In its new report “Electric Boats & Ships 2024-2044,” technology company IDTechEx has provided granular 20-year forecasts in unit sales, battery demand and battery market value for the electric ferry, electric cargo/container, electric Ro-Ro, electric cruise, electric OSV, electric tugboat and electric recreational boats by power class. It also shared technology analysis and price information on marine Li-ion battery systems ($/kWh 2020 – 2044) and electric propulsion systems.
The company pointed out that across the land-based electric vehicle sectors, there is mostly a transition to battery-electric propulsion systems over the next two decades, but the case is not so simple for the marine one. Due to the scale of the power, energy and distance requirements for merchant vessels, reducing maritime emissions will require solutions ranging from giant Li-ion battery systems to green hydrogen fuel cells and other alternative fuels, IDTech said.
The report found that cumulative battery deliveries since 2013 are set to surpass the milestone of 1 GWh in 2023, but while growth has been strong in inland and coastal marine sectors, uptake in larger deep-sea vessels is less rapid.
However, IDTechEx noted that is gaining momentum as unprecedented global emissions regulations upcoming from the IMO and EU, which initially targeted NOx, SOx & PM, now focus on carbon & GHG emissions.
To note, the new IMO policy includes an Energy Efficiency Existing Ship Index (EEXI) and the Carbon Intensity Indicator (CII). EEXI ensures a ship is taking technical steps, in terms of how it is equipped and retrofitted, to reduce greenhouse gas emissions, and CII is a measure of the carbon emissions per amount of cargo carried per mile and targets reducing emissions operationally. The measures are expected to become mandatory from 2023, with the first ship ratings given in 2024.
The maritime sector is, therefore, under increasing pressure to decarbonize and meet broader climate goals, IDTechEx said, adding that the solutions are potentially emerging into ‘multiple silver bullets’, each of which can target a specific subsector. For example, batteries for pure electric ferries and tugboats, and green fuels (often paired with batteries) in hybrid sea-going vessels.
The company further said that pure battery-electric ships are often the best solution where operationally possible, in terms of reducing emissions and, typically, lifetime ROI costs.

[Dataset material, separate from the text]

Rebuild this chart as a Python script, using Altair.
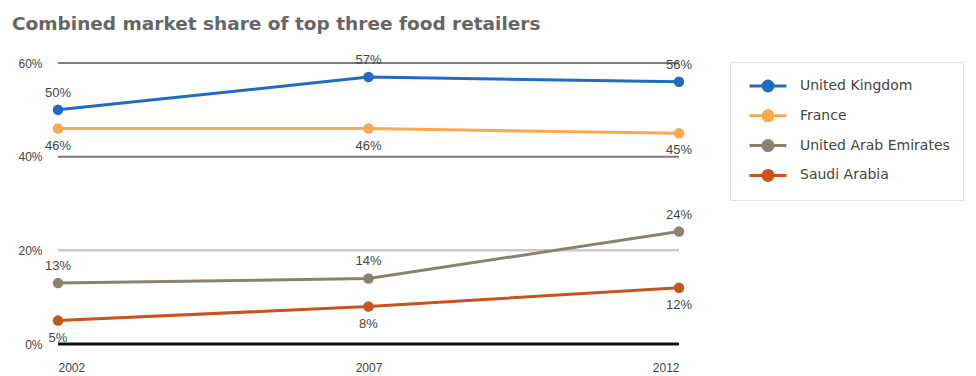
import altair as alt
import pandas as pd

years = [2002, 2007, 2012]
series = ["United Kingdom", "France", "United Arab Emirates", "Saudi Arabia"]
uk = [50, 57, 56]
france = [46, 46, 45]
uae = [13, 14, 24]
saudi = [5, 8, 12]
colors = ["#1f6cc0", "#f9a94f", "#8a8270", "#c4561d"]
y_ticks = [0, 20, 40, 60]

rows = []
for name, vals in zip(series, [uk, france, uae, saudi]):
    for yr, v in zip(years, vals):
        rows.append({"year": yr, "country": name, "share": v})
df = pd.DataFrame(rows)
grid = pd.DataFrame({"v": y_ticks})

FONT = "Liberation Sans"
LFONT = "DejaVu Sans"
W, H = 621, 281

xs = alt.X("year:Q", scale=alt.Scale(domain=[2002, 2012], nice=False, zero=False),
           axis=alt.Axis(values=years, format="d", title=None, domain=False, ticks=False,
                         grid=False, labelPadding=18, labelFontSize=12, labelColor="#444",
                         labelFont=FONT))
ys = alt.Y("share:Q", scale=alt.Scale(domain=[0, 60], nice=False),
           axis=alt.Axis(values=y_ticks, title=None, domain=False, ticks=False, grid=False,
                         labelExpr="datum.value + '%'", labelPadding=16, labelFontSize=12,
                         labelColor="#444", labelFont=FONT))
col = alt.Color("country:N", scale=alt.Scale(domain=series, range=colors),
                sort=series,
                legend=alt.Legend(title=None, orient="none", legendX=672, legendY=-1,
                                  fillColor="white", strokeColor="#e3e3e3", padding=13,
                                  labelFontSize=14, labelColor="#444", labelFont=LFONT,
                                  symbolType="M-2,0L2,0M-0.54,0A0.54,0.54,0,1,0,0.54,0A0.54,0.54,0,1,0,-0.54,0Z",
                                  symbolSize=342, symbolStrokeWidth=3, rowPadding=7.8,
                                  symbolOffset=14, labelOffset=21))

gy = alt.Y("v:Q", scale=alt.Scale(domain=[0, 60], nice=False))
g_dark = alt.Chart(grid).transform_filter("datum.v == 40 || datum.v == 60").mark_rule(
    color="#7d7d7d", strokeWidth=2).encode(y=gy)
g_light = alt.Chart(grid).transform_filter("datum.v == 20").mark_rule(
    color="#c9c9c9", strokeWidth=2.5).encode(y=gy)
g_zero = alt.Chart(grid).transform_filter("datum.v == 0").mark_rule(
    color="#111111", strokeWidth=3).encode(y=gy)

base = alt.Chart(df)
lines = base.mark_line(strokeWidth=3).encode(x=xs, y=ys, color=col)
points = base.mark_point(filled=True, size=110, opacity=1).encode(x=xs, y=ys, color=col)

def labels(names, dy):
    return base.transform_filter(
        alt.FieldOneOfPredicate(field="country", oneOf=names)
    ).transform_calculate(lbl="datum.share + '%'").mark_text(
        dy=dy, fontSize=13, color="#444", font=FONT
    ).encode(x="year:Q", y="share:Q", text="lbl:N")

above = labels(["United Kingdom", "United Arab Emirates"], -17)
below = labels(["France", "Saudi Arabia"], 17)

chart = alt.layer(g_light, g_dark, g_zero, lines, points, above, below).properties(
    width=W, height=H,
    title=alt.TitleParams("Combined market share of top three food retailers",
                          anchor="start", fontSize=18.5, fontWeight="bold", color="#666",
                          font=LFONT, dx=-6, offset=21),
    padding={"left": 58, "top": 63, "right": 976 - 58 - W, "bottom": 376 - 63 - H},
    autosize=alt.AutoSizeParams(type="none"),
).configure_view(stroke=None)

chart.save("out.html", embed_options={"renderer": "svg", "actions": False})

It concluded: “By volume, electric recreational & leisure boating is the largest market, with tens of thousands of electric propulsion systems sold yearly… In contrast, several hundred hybrid deep-sea vessels are in-service today. Yet, this sector has the largest market value and demand for maritime batteries in the future due to the vessel sizes and high energy requirements involved, leading to giant battery systems per vessel.”
“Despite high initial CAPEX and energy density limitations, what is clear is that marine battery systems will continue to add value to both the smallest recreational boats and the largest sea-going ships, either by facilitating the leap to pure zero emissions operation or by improving the fuel economy of engines, and even fuel cells, driving a hybrid market.”